Salvato dalle acque.. in tempesta?
Sembra, infatti, sia pronto un posto di prestigio come commissario della commissione europea per il "rinnovamento" che lo collochi al sicuro dalle accuse nazionali (e, diciamolo, un poco provinciali) di "rubare i soldi dei contribuenti" rivoltegli da giornali berlusconiani (senti chi scrive!). Quanto al "progetto tecnico non vincente", basta considerare, aldilà di qualunque giustificazione, che la nazionale azzurra ha prodotto nella due partite chiave (Costarica ed Uruguay) solo due tiri sbagliati in 180 minuti. Tutti trascorsi dai valenti calciatori – e dal "fenomeno" Balotelli compreso – a trascinarsi per i campi brasiliani in condizioni fisiche peggiori dei dispersi in deserti africani.
Siam pronti alla morte…
"Stingiamoci a coorte, siam pronti alla morte!". Così hanno gridato prima della partita della discordia i "nostri" intonandosi al suono e ai versi – spesso ironici e spesso sarcastici – dell'inno nazionale. Ma la verità è stata un'altra: non si è vista assolutamente la presunta coorte, ma solo sbrindellati giocatori che ogni tanto colpivano la palla ognuno rigorosamente per proprio conto, senza che la stessa riuscisse a raggiungere il compagno cercato; né tantomeno la porta avversaria. La morte, quella figurata per fortuna, si è invece fatta vedere: quella del bel gioco, della freschezza atletica, dell'intelligenza tattica, ma soprattutto del buon senso. Dalla testa di Prandelli – suo malgrado – è partita… è poi passata dai giocatori ed al povero Prandelli è tornata. Allenatore e giocatori a cantare erano pronti, a morire per la patria probabilmente di meno… Almeno questi ultimi! Ma forse, francamente, più di questo ad un tal gruppo non si poteva chiedere. Non illudiamoci!
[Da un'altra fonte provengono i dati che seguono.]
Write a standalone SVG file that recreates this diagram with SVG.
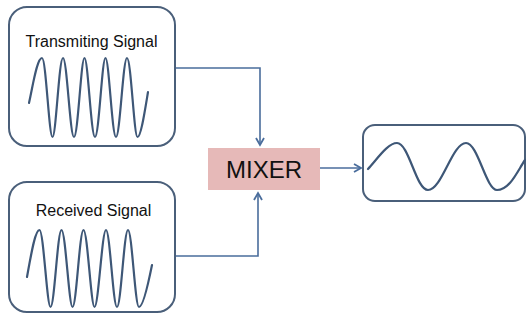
<svg xmlns="http://www.w3.org/2000/svg" width="526" height="320" viewBox="0 0 526 320">
<defs>
<style>
.box{fill:#fff;stroke:#4a5f7a;stroke-width:2}
.wave{fill:none;stroke:#3e5777;stroke-width:2.2;stroke-linecap:round;stroke-linejoin:round}
.lbl{font-family:"Liberation Sans",Arial,sans-serif;font-size:16px;fill:#111;text-anchor:middle}
.conn{fill:none;stroke:#4a6d9c;stroke-width:1.6}
</style>
<marker id="arr" markerWidth="10" markerHeight="10" refX="8" refY="5" orient="auto" markerUnits="userSpaceOnUse">
<path d="M1,1 L8,5 L1,9" fill="none" stroke="#4a6d9c" stroke-width="1.8"/>
</marker>
</defs>
<rect width="526" height="320" fill="#fff"/>
<g id="connectors">
<path class="conn" d="M175,68 H260 V145" marker-end="url(#arr)"/>
<path class="conn" d="M175,256 H258 V193" marker-end="url(#arr)"/>
<path class="conn" d="M320,168 H361" marker-end="url(#arr)"/>
</g>
<g id="transmitting">
<rect class="box" x="9" y="7" width="166" height="139" rx="18"/>
<text class="lbl" x="91.5" y="47">Transmiting Signal</text>
<path class="wave" d="M29,103 C33,85 37,58 42,58 C46,58 49,137 52.5,137 C56,137 59,58 63,58 C67,58 70,137 74,137 C78,137 81,58 84.5,58 C88,58 91,137 95,137 C99,137 102,58 105.5,58 C109,58 112,137 116,137 C120,137 123,58 127,58 C131,58 134,137 137.5,137 C141,137 145,110 148,92"/>
</g>
<g id="received">
<rect class="box" x="9" y="182" width="166" height="130" rx="18"/>
<text class="lbl" x="93.5" y="216">Received Signal</text>
<path class="wave" d="M27,277 C31,255 35,230 39.5,230 C43.5,230 47,307 50.5,307 C54.5,307 57.5,230 61.5,230 C65.5,230 69,307 72.5,307 C76.5,307 79.5,230 83.5,230 C87.5,230 91,307 94.5,307 C98.5,307 102,230 106,230 C110,230 113,307 117,307 C121,307 124,230 128,230 C132,230 135,307 139,307 C143,307 148,285 152,265"/>
</g>
<g id="mixer">
<rect x="208" y="148" width="112" height="42" fill="#e6b9b8"/>
<text x="264" y="178" font-family="Liberation Sans,Arial,sans-serif" font-size="24" fill="#111" text-anchor="middle">MIXER</text>
</g>
<g id="output">
<rect class="box" x="363" y="125" width="162" height="76" rx="12"/>
<path class="wave" d="M368,169 C378,158 388,143 397,143 C409,143 416,190 428,190 C442,190 452,143 466,143 C478,143 486,190 497,190 C510,190 518,170 525,160"/>
</g>
</svg>
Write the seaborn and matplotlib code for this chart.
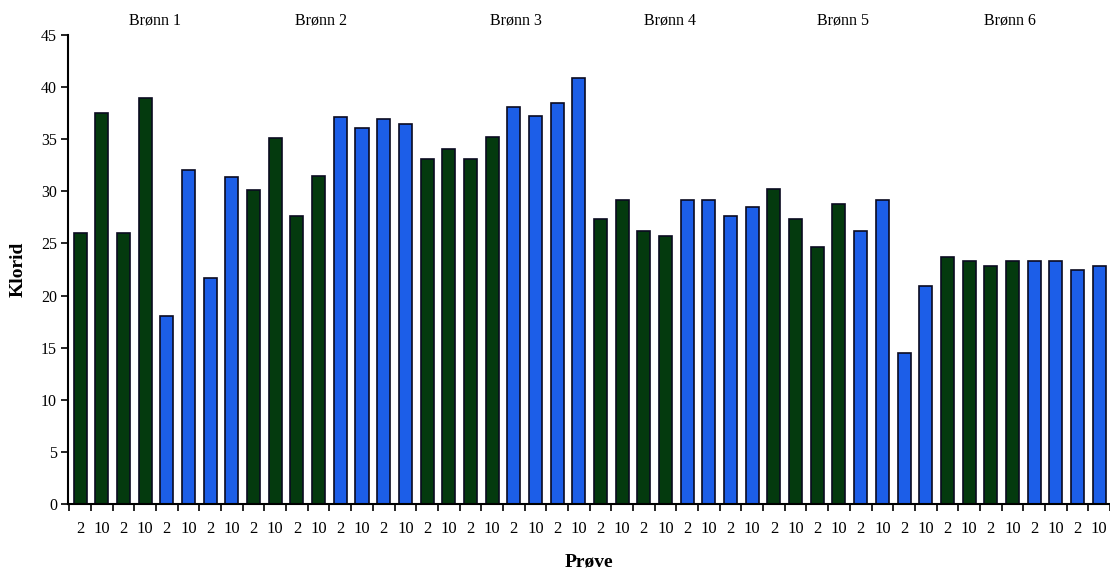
import pandas as pd
import numpy as np
import matplotlib.pyplot as plt
import seaborn as sns

# klorid values, 6 wells x 8 samples
klorid = [26.0, 37.5, 26.0, 39.0, 18.0, 32.0, 21.7, 31.4,
          30.1, 35.1, 27.6, 31.5, 37.1, 36.1, 36.9, 36.5,
          33.1, 34.1, 33.1, 35.2, 38.1, 37.2, 38.5, 40.9,
          27.3, 29.2, 26.2, 25.7, 29.2, 29.2, 27.6, 28.5,
          30.2, 27.3, 24.7, 28.8, 26.2, 29.2, 14.5, 20.9,
          23.7, 23.3, 22.8, 23.3, 23.3, 23.3, 22.5, 22.8]
serie = (["A"] * 4 + ["B"] * 4) * 6
prove = ["2", "10"] * 24
bronner = ["Brønn 1", "Brønn 2", "Brønn 3", "Brønn 4", "Brønn 5", "Brønn 6"]
bronn_x = [3.45, 11.1, 20.1, 27.2, 35.2, 42.9]

df = pd.DataFrame({"nr": range(len(klorid)), "klorid": klorid, "serie": serie})

sns.set_style("white")
plt.rcParams["font.family"] = ["Liberation Serif", "DejaVu Serif"]
plt.rcParams["text.color"] = "black"
plt.rcParams["axes.labelcolor"] = "black"
plt.rcParams["xtick.color"] = "black"
plt.rcParams["ytick.color"] = "black"

fig = plt.figure(figsize=(11.1, 5.71), dpi=100)
ax = fig.add_axes([68 / 1110, 67 / 571, 1042 / 1110, 469 / 571])

sns.barplot(data=df, x="nr", y="klorid", hue="serie",
            palette={"A": "#043a0e", "B": "#1c5ee8"}, saturation=1,
            dodge=False, width=0.6, edgecolor="#0a0a20", linewidth=1.2,
            legend=False, ax=ax)

ax.set_xlim(-0.56, 47.45)
ax.set_ylim(0, 45)
ax.set_yticks(range(0, 46, 5))
ax.set_xticks(range(len(klorid)))
ax.set_xticklabels(prove, fontsize=12)
ax.set_xticks(np.arange(-0.5, len(klorid), 1), minor=True)
ax.tick_params(axis="x", which="major", bottom=False, length=0, pad=12)
ax.tick_params(axis="x", which="minor", bottom=True, length=5, width=1.2,
               direction="out", color="black")
ax.tick_params(axis="y", left=True, length=5, width=1.2, direction="out",
               color="black", labelsize=11.5, pad=3)

for s in ["top", "right"]:
    ax.spines[s].set_visible(False)
for s in ["left", "bottom"]:
    ax.spines[s].set_color("black")
    ax.spines[s].set_linewidth(1.5)

ax.set_xlabel("Prøve", fontsize=14, fontweight="bold", labelpad=12)
ax.set_ylabel("Klorid", fontsize=14, fontweight="bold", labelpad=10)

for navn, xb in zip(bronner, bronn_x):
    ax.text(xb, 46.4, navn, ha="center", va="center", fontsize=11.5)

fig.savefig("out.png", dpi=100)
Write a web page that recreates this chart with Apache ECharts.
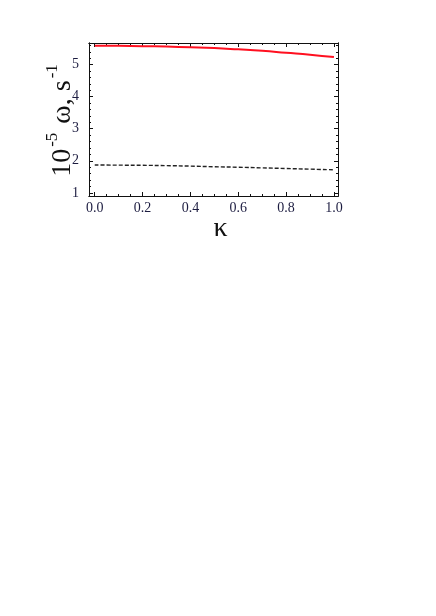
<!DOCTYPE html>
<html>
<head>
<meta charset="utf-8">
<script src="https://cdn.jsdelivr.net/npm/echarts@6/dist/echarts.min.js"></script>
<style>
  html, body { margin: 0; padding: 0; background: #fff; }
  #chart { width: 436px; height: 616px; }
</style>
</head>
<body>
<div id="chart"></div>
<script>
// kappa samples and the two curves
const kappa = [0, 0.1, 0.2, 0.3, 0.4, 0.5, 0.6, 0.7, 0.8, 0.9, 1.0]
const omegaRed = [5.59, 5.585, 5.575, 5.56, 5.54, 5.515, 5.475, 5.43, 5.37, 5.31, 5.235]
const omegaDashed = [1.87, 1.865, 1.86, 1.85, 1.835, 1.815, 1.8, 1.78, 1.76, 1.74, 1.72]

const xTicks = [0, 0.2, 0.4, 0.6, 0.8, 1.0]
const xMinorTicks = [0.05, 0.1, 0.15, 0.25, 0.3, 0.35, 0.45, 0.5, 0.55, 0.65, 0.7, 0.75, 0.85, 0.9, 0.95]
const yTicks = [1, 2, 3, 4, 5]
const yMinorTicks = [1.2, 1.4, 1.6, 1.8, 2.2, 2.4, 2.6, 2.8, 3.2, 3.4, 3.6, 3.8, 4.2, 4.4, 4.6, 4.8, 5.2, 5.4, 5.6]

const X_MIN = -0.024, X_MAX = 1.017
const Y_MIN = 0.903, Y_MAX = 5.673

const serif = 'Liberation Serif'
const ink = '#111'
const labelInk = '#1c1c40'

function frameAxis(position, min, max, ticks, len, opts) {
  return Object.assign({
    type: 'value',
    position,
    min,
    max,
    axisLine: { show: true, onZero: false, lineStyle: { color: ink, width: 1 } },
    axisTick: { show: true, inside: true, length: len, customValues: ticks, lineStyle: { color: ink, width: 1 } },
    axisLabel: { show: false },
    splitLine: { show: false },
  }, opts || {})
}

const chart = echarts.init(document.getElementById('chart'))

chart.setOption({
  backgroundColor: '#fff',
  animation: false,
  grid: { left: 89, top: 43, width: 249, height: 153 },
  xAxis: [
    frameAxis('bottom', X_MIN, X_MAX, xTicks, 4, {
      axisLabel: {
        show: true,
        customValues: xTicks,
        margin: 5,
        fontFamily: serif,
        fontSize: 14,
        color: labelInk,
        formatter: v => v.toFixed(1),
      },
      name: 'κ',
      nameLocation: 'middle',
      nameMoveOverlap: false,
      nameGap: 19,
      nameTextStyle: { fontFamily: serif, fontSize: 28, color: ink, padding: [0, 0, 0, 14] },
    }),
    frameAxis('bottom', X_MIN, X_MAX, xMinorTicks, 2),
    frameAxis('top', X_MIN, X_MAX, xTicks, 4),
    frameAxis('top', X_MIN, X_MAX, xMinorTicks, 2),
  ],
  yAxis: [
    frameAxis('left', Y_MIN, Y_MAX, yTicks, 4, {
      axisLabel: {
        show: true,
        customValues: yTicks,
        margin: 10,
        fontFamily: serif,
        fontSize: 14,
        color: labelInk,
      },
      name: '{b|10}{sup|-5}{b| ω, s}{sup|-1}',
      nameLocation: 'middle',
      nameRotate: 90,
      nameMoveOverlap: false,
      nameGap: 12,
      nameTextStyle: {
        color: ink,
        rich: {
          b: { fontFamily: serif, fontSize: 28, color: ink, verticalAlign: 'bottom' },
          sup: { fontFamily: serif, fontSize: 17, color: ink, verticalAlign: 'top', padding: [0, 2, 16, 2] },
        },
      },
    }),
    frameAxis('left', Y_MIN, Y_MAX, yMinorTicks, 2),
    frameAxis('right', Y_MIN, Y_MAX, yTicks, 4),
    frameAxis('right', Y_MIN, Y_MAX, yMinorTicks, 2),
  ],
  series: [
    {
      type: 'line',
      xAxisIndex: 0,
      yAxisIndex: 0,
      data: kappa.map((k, i) => [k, omegaRed[i]]),
      showSymbol: false,
      smooth: true,
      lineStyle: { color: '#ff1020', width: 2 },
    },
    {
      type: 'line',
      xAxisIndex: 0,
      yAxisIndex: 0,
      data: kappa.map((k, i) => [k, omegaDashed[i]]),
      showSymbol: false,
      smooth: true,
      lineStyle: { color: '#222', width: 1.4, type: [4, 2] },
    },
  ],
})
</script>
</body>
</html>
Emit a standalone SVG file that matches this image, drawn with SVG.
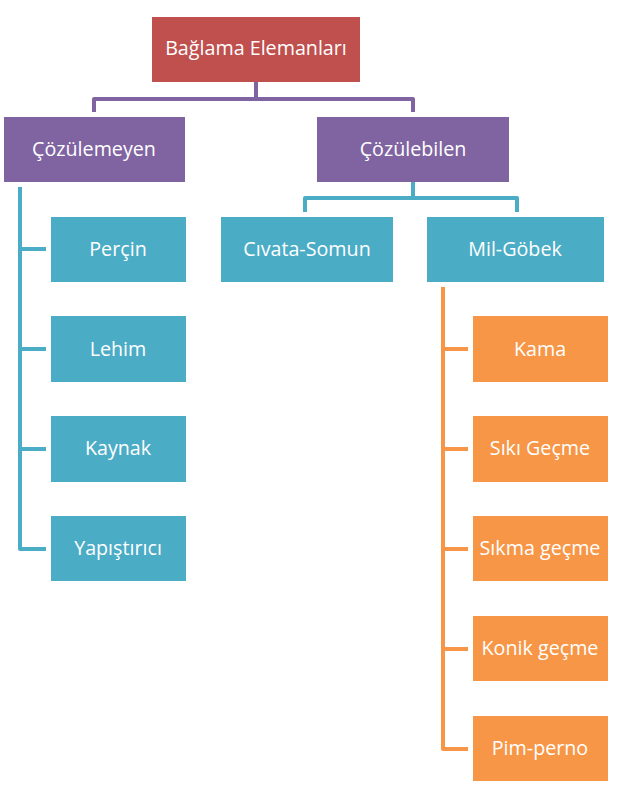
<svg xmlns="http://www.w3.org/2000/svg" width="624" height="803" viewBox="0 0 624 803">
<style>
.t{fill:#fff;font-family:"Open Sans","Noto Sans","Liberation Sans",sans-serif;font-size:19.7px;text-anchor:middle;dominant-baseline:central}
.c{fill:none;stroke-width:4;stroke-linejoin:round}
.red{fill:#C0504D}.pur{fill:#8064A2}.blu{fill:#4BACC6}.ora{fill:#F79646}
</style>
<rect width="624" height="803" fill="#fff"/>
<g id="connectors">
<path class="c" stroke="#8064A2" d="M256 82V99M94 112V99H413V112"/>
<path class="c" stroke="#4BACC6" d="M413 182V198M305 212V198H517V212"/>
<path class="c" stroke="#4BACC6" d="M20 187V549H46M20 249H46M20 349H46M20 449H46"/>
<path class="c" stroke="#F79646" d="M443 287V749H468M443 349H468M443 449H468M443 549H468M443 649H468"/>
</g>
<g id="n-root"><rect class="red" x="152" y="17" width="208" height="65"/><text class="t" x="256" y="47">Bağlama Elemanları</text></g>
<g id="n-cozulemeyen"><rect class="pur" x="4" y="117" width="181" height="65"/><text class="t" x="94" y="148">Çözülemeyen</text></g>
<g id="n-cozulebilen"><rect class="pur" x="317" y="117" width="192" height="65"/><text class="t" x="413" y="148">Çözülebilen</text></g>
<g id="n-percin"><rect class="blu" x="51" y="217" width="135" height="65"/><text class="t" x="118" y="248">Perçin</text></g>
<g id="n-lehim"><rect class="blu" x="51" y="316" width="135" height="66"/><text class="t" x="118" y="348">Lehim</text></g>
<g id="n-kaynak"><rect class="blu" x="51" y="416" width="135" height="66"/><text class="t" x="118" y="447">Kaynak</text></g>
<g id="n-yapistirici"><rect class="blu" x="51" y="516" width="135" height="65"/><text class="t" x="118" y="547">Yapıştırıcı</text></g>
<g id="n-civata"><rect class="blu" x="221" y="217" width="172" height="65"/><text class="t" x="307" y="248">Cıvata-Somun</text></g>
<g id="n-milgobek"><rect class="blu" x="427" y="217" width="177" height="65"/><text class="t" x="515" y="248">Mil-Göbek</text></g>
<g id="n-kama"><rect class="ora" x="473" y="316" width="135" height="66"/><text class="t" x="540" y="348">Kama</text></g>
<g id="n-siki"><rect class="ora" x="473" y="416" width="135" height="66"/><text class="t" x="540" y="447">Sıkı Geçme</text></g>
<g id="n-sikma"><rect class="ora" x="473" y="516" width="135" height="65"/><text class="t" x="540" y="547">Sıkma geçme</text></g>
<g id="n-konik"><rect class="ora" x="473" y="616" width="135" height="65"/><text class="t" x="540" y="647">Konik geçme</text></g>
<g id="n-pim"><rect class="ora" x="473" y="716" width="135" height="65"/><text class="t" x="540" y="747">Pim-perno</text></g>
</svg>
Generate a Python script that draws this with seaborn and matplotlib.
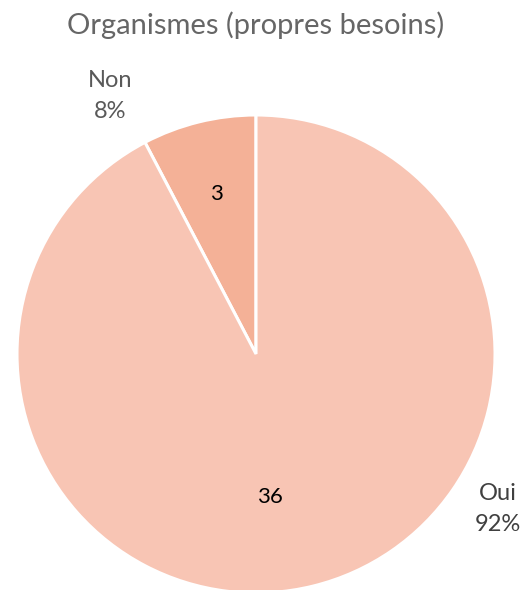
import matplotlib.pyplot as plt
import numpy as np
import seaborn as sns

sns.set_theme(style="white")
plt.rcParams['font.family'] = ['Lato', 'DejaVu Sans']

categories = ["Non", "Oui"]
counts = [3, 36]
colors = ["#F4B197", "#F8C5B4"]
title = "Organismes (propres besoins)"

fig = plt.figure(figsize=(5.25, 5.9), dpi=100)
ax = fig.add_axes([0.0324, -0.0051, 0.9105, 0.8102])

wedges, texts = ax.pie(counts, colors=colors, startangle=90, counterclock=True,
                       wedgeprops=dict(edgecolor="white", linewidth=2.2),
                       labels=[str(c) for c in counts], labeldistance=0.69,
                       textprops=dict(color="black", fontsize=16, ha="center", va="center"))
texts[1].set_position((0.06, -0.6))

total = sum(counts)
pcts = [round(100 * c / total) for c in counts]
# category labels placed outside, like Excel's best fit
outer_pos = [(-0.61, 1.08), (1.01, -0.65)]
for (x, y), cat, p, col in zip(outer_pos, categories, pcts, ["#595959", "#404040"]):
    ax.text(x, y, f"{cat}\n{p}%", ha="center", va="center", fontsize=17,
            color=col, linespacing=1.6)

ax.set_xlim(-1, 1)
ax.set_ylim(-1, 1)
ax.set_aspect("equal")
fig.text(0.487, 0.957, title, ha="center", va="center", fontsize=21,
         color="#666666")

fig.savefig("out.png", dpi=100)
Il vero problema è in cima alla piramide calcistica… e sociale
Il problema probabilmente è a monte della piramide calcistica. Molto evidentemente non sappiamo su presunte direttive giunte dall'alto… Chissà! Ormai c'è da aspettarsi di tutto! Anche che magari qualcuno, nei piani alti, abbia imposto dall'alto la convocazione di un ectoplasma calcistico chiamato Balotelli: un panchinaro anche nel suo club, che nella stagione appena trascorsa di certo non ha brillato per freschezza e risultati, rispetto ad altri suoi colleghi rimasti a casa! Ma restiamo evidentemente nel mare delle supposizioni. Il problema, intendiamoci, non è Balotelli in sé…Piuttosto quel che sta dietro questo andazzo denunciato. Balotelli è solo un ragazzo di 23 anni – magari viziato e idolatrato oltre ogni raziocinio – che merita comprensione (non ha senso colpevolizzare il solo Balotelli)… ma anche qualche tirata d'orecchi in più! Al di là di tutto una cosa è certa: lo spirito calcistico nazionale non si crea importando campioni stranieri in massa… O no? Questa è la riflessione "consolatoria" (e l'interrogativo sottile) che vi lasciamo!